Aparallactus lunulatus, or the reticulated centipede-eater, is a species of mildly venomous rear-fanged snake in the family Atractaspididae, which is endemic to Africa.

==Geographic range==
It is found in Zimbabwe, Mozambique, the Republic of South Africa, Eswatini, Zambia, the Democratic Republic of the Congo, Ghana to Eritrea, Ivory Coast, Ethiopia, Somalia, the Central African Republic, Cameroon, Botswana, and Tanzania.

==Description==
Dorsally it is olive or pale brown, with each scale edged with blackish, giving the appearance of dark netting, to which the common name, "reticulated", refers. Sometimes the coloration is reversed so that it appears as a dark snake with light netting. The head is light-colored, followed by a large blackish crossbar which forms a collar. Ventrally it is whitish.

It may attain 39 cm in total length, with a tail 8.5 cm long.

The smooth dorsal scales are arranged in 15 rows. Ventrals 151–158; anal plate entire; subcaudals 52–58, also entire.
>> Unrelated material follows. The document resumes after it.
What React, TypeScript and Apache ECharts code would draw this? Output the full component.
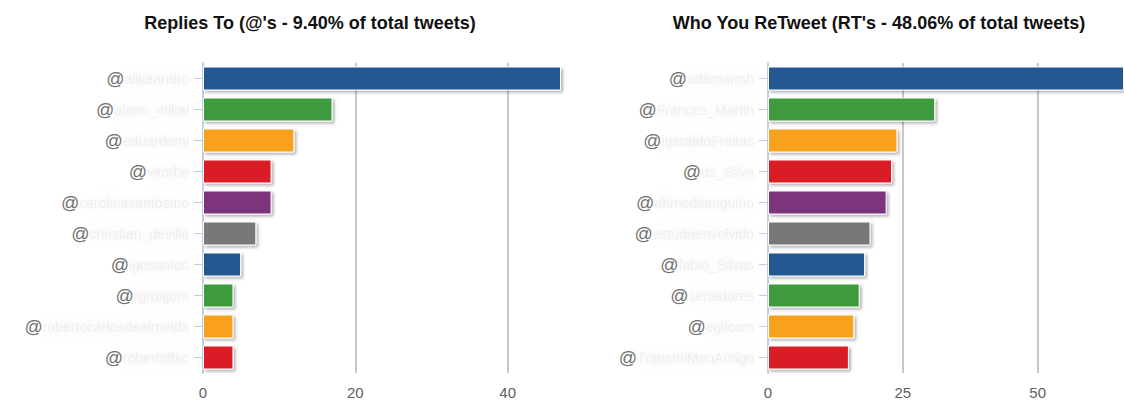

The portion of the rostral visible from above 1/3 its distance from the frontal. Internasals shorter than the prefrontals. Frontal 1 2/3 as long as broad, much longer than its distance from the end of the snout, as long as the parietals. Nasal divided, in contact with the preocular. One postocular. Temporals 1+1. Seven upper labials, third and fourth entering the eye, the fifth in contact with the parietal. First lower labial in contact with its fellow behind the mental. Two pairs of chin shields, subequal in size, the anterior chin shield in contact with four lower labials.